State-Level Pessimism (Upper Bound Constraint):
The algorithm enforces a constraint on Q-values for states not in the support of demonstrations ( $s \notin \text{supp}_E$ ). The Q-value of an OOD state-action pair is bounded by the minimum Q-value of the "closest" demonstrated state-action pair.
- Mechanism: For an OOD state $s_B$ , the algorithm finds the closest demonstrated state $s^*_D$ (via cosine similarity). It calculates a local upper bound target: $\hat{Q}_{min} = r^*_d + \gamma Q(s'^*_D, a'^*_D)$ .
- Loss Function: If the predicted Q-value for the OOD state exceeds this bound, a penalty is applied. This prevents the agent from being overly optimistic about unsafe regions.
Discriminator-Gated Updates:
A discriminator $\phi_\omega$ is trained to distinguish between states in the demonstration buffer ( $D$ ) and the online replay buffer ( $B$ ).
- In-Distribution ( $s \in \text{supp}_E$ ): The agent learns via standard SAC objectives to maximize task rewards.
- Out-of-Distribution ( $s \notin \text{supp}_E$ ): The agent is penalized for high Q-values unless it can demonstrate a path to recover safety (i.e., return to a state with high Q-value).
Objective Function:
The total loss combines:
- Constraint Loss: Enforces the upper bound on OOD Q-values.
- Safety Loss: Penalizes OOD states based on the discriminator's estimate ( $r_s$ ).
- Demonstration Loss: Updates Q-values on demonstrated states to match the expert's expected return.
- SAC Loss: Standard entropy-regularized RL loss for in-distribution states.

3. Key Contributions

Formulation: A rigorous formulation of ICRL as a Q-learning problem where the objective is to maximize the likelihood of demonstrated trajectories by mixing reward and safety expectations at the state-action pair level, rather than the trajectory level.
Algorithm (SafeQIL): A novel algorithm that couples support-aware constraints with max-entropy policy learning. It uses a discriminator to gate updates and a state-similarity mechanism to enforce pessimistic bounds on OOD states.
Theoretical Insight: The paper proves that under specific conditions, Q-values for states outside the demonstration support should be lower than the minimum Q-values of the closest demonstrated states, ensuring safety recovery.
Empirical Validation: Extensive evaluation on four Safety-Gymnasium tasks showing superior performance compared to state-of-the-art baselines.

4. Experimental Results

The authors evaluated SafeQIL against ICRL, VICRL, SAC-GAIL, and unconstrained SAC/PPO on four tasks: SafetyPointGoal1, SafetyPointCircle2, SafetyCarButton1, and SafetyCarPush2.
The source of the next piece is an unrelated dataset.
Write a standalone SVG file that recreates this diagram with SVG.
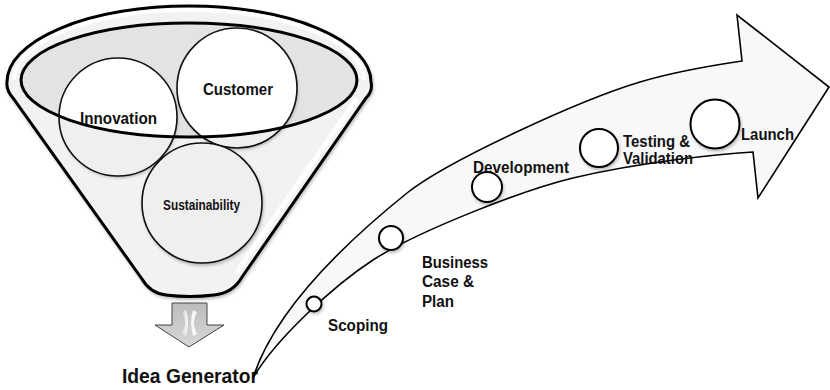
<svg xmlns="http://www.w3.org/2000/svg" width="830" height="390" viewBox="0 0 830 390">
<defs>
<style>
.lbl{font-family:"Liberation Sans",Arial,sans-serif;font-weight:bold;fill:#111}
.l16{font-size:16px}
.thick{fill:none;stroke:#000;stroke-width:3}
.circ{stroke:#111;stroke-width:1.6}
.stage{fill:#fff;stroke:#000;stroke-width:2}
</style>
<clipPath id="innerClip"><ellipse cx="189" cy="80" rx="168" ry="57"/></clipPath>
<filter id="sh" x="-20%" y="-20%" width="140%" height="150%"><feDropShadow dx="1" dy="2" stdDeviation="1.5" flood-color="#000" flood-opacity="0.25"/></filter>
<linearGradient id="dArrow" x1="0" y1="0" x2="0" y2="1"><stop offset="0" stop-color="#bcbcbc"/><stop offset="1" stop-color="#d8d8d8"/></linearGradient>
<linearGradient id="hl" x1="0" y1="0" x2="1" y2="0"><stop offset="0" stop-color="#fff" stop-opacity="0.2"/><stop offset="1" stop-color="#fff" stop-opacity="0.95"/></linearGradient>
</defs>

<g id="funnel">
<path d="M7,82 A182,76 0 0 1 371,82 Q373,91 366,98 L242,277 Q233,293 214,295 Q190,298 166,295 Q150,293 142,279 L13,98 Q6,90 7,82 Z" fill="#f2f2f2" stroke="#000" stroke-width="3" filter="url(#sh)"/>
<path d="M14,80 A175,70 0 0 1 364,80" fill="none" stroke="#fff" stroke-width="4" opacity="0.9"/>
<path d="M356,100 L238,270" fill="none" stroke="#fff" stroke-width="5" opacity="0.9" stroke-linecap="round"/>
<ellipse cx="189" cy="80" rx="168" ry="57" fill="#e3e3e3"/>
</g>

<g id="innovation">
<circle cx="118" cy="117" r="59" fill="#efefef" filter="url(#sh)"/>
<circle cx="118" cy="117" r="59" fill="#fff" clip-path="url(#innerClip)"/>
<circle cx="118" cy="117" r="59" fill="none" class="circ"/>
</g>
<g id="customer">
<circle cx="237" cy="88" r="60" fill="#efefef" filter="url(#sh)"/>
<circle cx="237" cy="88" r="60" fill="#fff" clip-path="url(#innerClip)"/>
<circle cx="237" cy="88" r="60" fill="none" class="circ"/>
</g>
<g id="sustainability">
<circle cx="202" cy="203" r="60" fill="#efefef" class="circ" filter="url(#sh)"/>
</g>
<ellipse id="funnel-rim" cx="189" cy="80" rx="168" ry="57" class="thick"/>
<text class="lbl" x="80" y="124" font-size="17" textLength="77" lengthAdjust="spacingAndGlyphs">Innovation</text>
<text class="lbl" x="203" y="95" font-size="17" textLength="70" lengthAdjust="spacingAndGlyphs">Customer</text>
<text class="lbl" x="163" y="210" font-size="14" textLength="77" lengthAdjust="spacingAndGlyphs">Sustainability</text>

<g id="down-arrow">
<polygon points="172,303 207,303 207,325 224,325 189,347 155,325 172,325" fill="url(#dArrow)" stroke="#444" stroke-width="1"/>
<path d="M182,312 Q188,322 182,334 L186,336 Q190,322 186,310 Z" fill="url(#hl)"/>
<path d="M197,312 Q191,322 197,334 L193,336 Q189,322 193,310 Z" fill="#fff" opacity="0.85"/>
</g>
<g id="idea-generator">
<text class="lbl" x="122" y="383" font-size="21" textLength="136" lengthAdjust="spacingAndGlyphs">Idea Generator</text>
</g>

<g id="connectors">
<path id="progress-arrow" d="M253,378 C272,318 330,255 407,193 C447,161 580,100 640,82 C670,73 715,65 742,61 L737,15 L829,87 L758,198 L753,152 C720,154 640,162 573,178 C523,190 418,231 373,260 C333,286 275,340 253,378 Z" fill="#f8f8f8" stroke="#000" stroke-width="1.6" stroke-linejoin="miter"/>
</g>

<g id="scoping">
<circle cx="314" cy="304" r="7.5" class="stage" filter="url(#sh)"/>
<text class="lbl l16" x="328" y="331" textLength="60" lengthAdjust="spacingAndGlyphs">Scoping</text>
</g>
<g id="business-case">
<circle cx="391" cy="238" r="12" class="stage" filter="url(#sh)"/>
<text class="lbl l16" x="422" y="268" textLength="66" lengthAdjust="spacingAndGlyphs">Business</text>
<text class="lbl l16" x="422" y="287" textLength="52" lengthAdjust="spacingAndGlyphs">Case &amp;</text>
<text class="lbl l16" x="422" y="307" textLength="32" lengthAdjust="spacingAndGlyphs">Plan</text>
</g>
<g id="development">
<circle cx="487" cy="187" r="15" class="stage" filter="url(#sh)"/>
<text class="lbl l16" x="473" y="173" textLength="96" lengthAdjust="spacingAndGlyphs">Development</text>
</g>
<g id="testing">
<circle cx="599" cy="148" r="19" class="stage" filter="url(#sh)"/>
<text class="lbl l16" x="623" y="147" textLength="67" lengthAdjust="spacingAndGlyphs">Testing &amp;</text>
<text class="lbl l16" x="623" y="164" textLength="70" lengthAdjust="spacingAndGlyphs">Validation</text>
</g>
<g id="launch">
<circle cx="715" cy="124" r="24.5" class="stage" filter="url(#sh)"/>
<text class="lbl l16" x="741" y="140" textLength="53" lengthAdjust="spacingAndGlyphs">Launch</text>
</g>
</svg>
SafetyPointGoal1-v0: SafeQIL reduced safety costs by 30.4% compared to the unconstrained SAC baseline, outperforming ICRL and VICRL which actually increased costs.
SafetyPointCircle2-v0: SafeQIL achieved a 92% cost reduction (from 392 to 29.28). While VICRL achieved slightly better safety (98% reduction), it suffered severe reward degradation. SafeQIL maintained a much better reward-cost trade-off (retaining 46% of baseline reward vs. VICRL's lower performance in complex tasks).
SafetyCarButton1-v0 & SafetyCarPush2-v0: In these complex interaction tasks, baselines like VICRL often collapsed (negative rewards) or failed to solve the task. SafeQIL successfully bridged the gap, reducing costs by 76% while maintaining a functional policy, whereas other methods either failed to reduce costs significantly or sacrificed task completion entirely.
Ablation Studies: Confirmed that removing the cosine-similarity-based upper bound or the explicit constraint term led to unstable costs or high variance, proving the necessity of the state-level pessimism mechanism.
Dataset Size Sensitivity: Interestingly, increasing the dataset size (up to 8x) sometimes degraded performance for all methods due to human demonstrator drift (multi-modal behavior). SafeQIL remained the most robust, though it also faced challenges with high-variance data.

5. Significance

Paradigm Shift: SafeQIL moves away from the traditional ICRL goal of "inferring constraints" toward "shaping values." By directly regularizing the Q-function, it avoids the ambiguity and calibration issues associated with learning explicit constraint functions.
Robustness: The method provides a more stable trade-off between safety and performance. It prevents the "catastrophic forgetting" of safety seen in pure imitation learning and the "over-constraint" leading to task failure seen in variational ICRL methods.
Practicality: It is a model-free, off-policy algorithm that can be implemented using standard SAC frameworks with minor modifications, making it highly applicable to real-world robotics and control systems where safety constraints are implicit and unknown.

In conclusion, SafeQIL demonstrates that enforcing state-level pessimism via Q-value bounding, guided by a discriminator, is a highly effective strategy for learning safe policies from expert demonstrations in unknown constraint environments.